The action unfolds inside a cabinet room, behind whose closed doors gather the people who nominally hold power over the country. As the plot develops, however, it becomes clear that they control far less than they claim, or rather, almost nothing at all, yet they continue to perform the illusion of governance and go through the motions of decision-making. Their decisions are entirely disconnected from real problems: the state is drifting toward crisis, war has become the background noise of everyday life, corruption has seeped into every level of the system, and a genuine catastrophe is approaching. These themes inevitably evoke associations with the present day, yet the playwright deliberately avoids direct political references. This keeps the production from becoming a commentary on specific events and gives it a more universal resonance: every audience member will recognise in it their own story, their own fears, their own country.

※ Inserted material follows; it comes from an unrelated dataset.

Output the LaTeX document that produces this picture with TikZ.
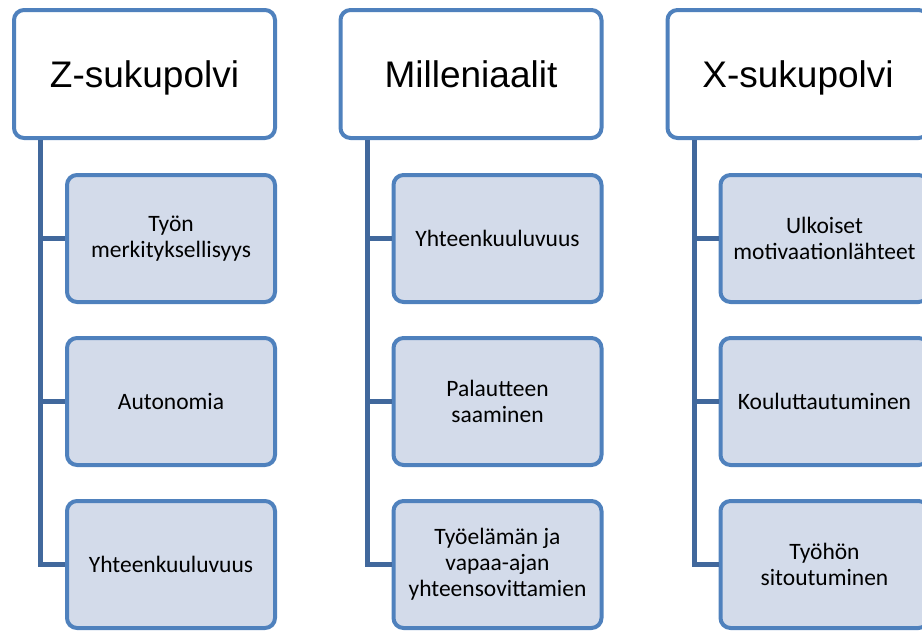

The play balances masterfully between satire and drama. On one hand, we are presented with an almost grotesque world of officials who continue to defend the system even as it visibly crumbles around them. On the other, the playwright never lets the characters become caricatures. Behind the titles, ranks, and political slogans are people with their own fears, attachments, and inner contradictions. State crises are mirrored in family conflicts, professional ambitions collide with personal loyalties, and conversations about duty and responsibility gradually give way to conversations about love, loneliness, and fear. The cabinet room, in turn, becomes a space of deeply human drama.

Some of the dramatic moves can be anticipated early on: we understand fairly quickly that a power built on fear and moral compromise cannot sustain itself indefinitely. But what matters here is not the ending itself, so much as the path toward it. The production does not examine the moment a system collapses but rather the process of its internal decay, slow, painful, and strikingly human.

Non-verbal modes of expression carry particular weight in this production. Among them are dialogues built on indirection and subtext, through which the characters’ emotions are conveyed through the tension between words rather than the words themselves. The musical score creates a dense atmosphere and amplifies the emotional charge of key scenes, while the work with gesture and expression fills in what the text leaves unsaid. The visual design is equally vital: designer Olya Lysenko has conceived the costumes and set not only to define the action’s space but also to imbue it with an additional layer of significance.

The final scene deepens this sense of layered complexity. A song plays as a banner unfurls behind the characters, its inscription printed in red, which in this context reads as a mark of bloodshed and a memorial to the system’s victims. The words on the banner function as a direct, almost journalistic statement: “I сannot say whether things will get better if we change; what I can say is THEY MUST CHANGE if they are to get BETTER”.

This line closes the play, leaving the audience in profound reflection. Can the historical cycle be broken? Can power voluntarily relinquish itself? And at what point does personal responsibility cease to be a private choice and become a question of collective futures?

The title of the production translates as “omen,” and that word holds its central meaning. This is a warning about what happens when those in power make decisions without thinking about the consequences. The narrative presented on stage resonates not merely as a recounting of the past, but as a disquieting reflection on the present and a cautionary glimpse into a future destined to repeat itself. This cycle can only be broken if individuals are willing to critically reevaluate the underlying principles that govern state power.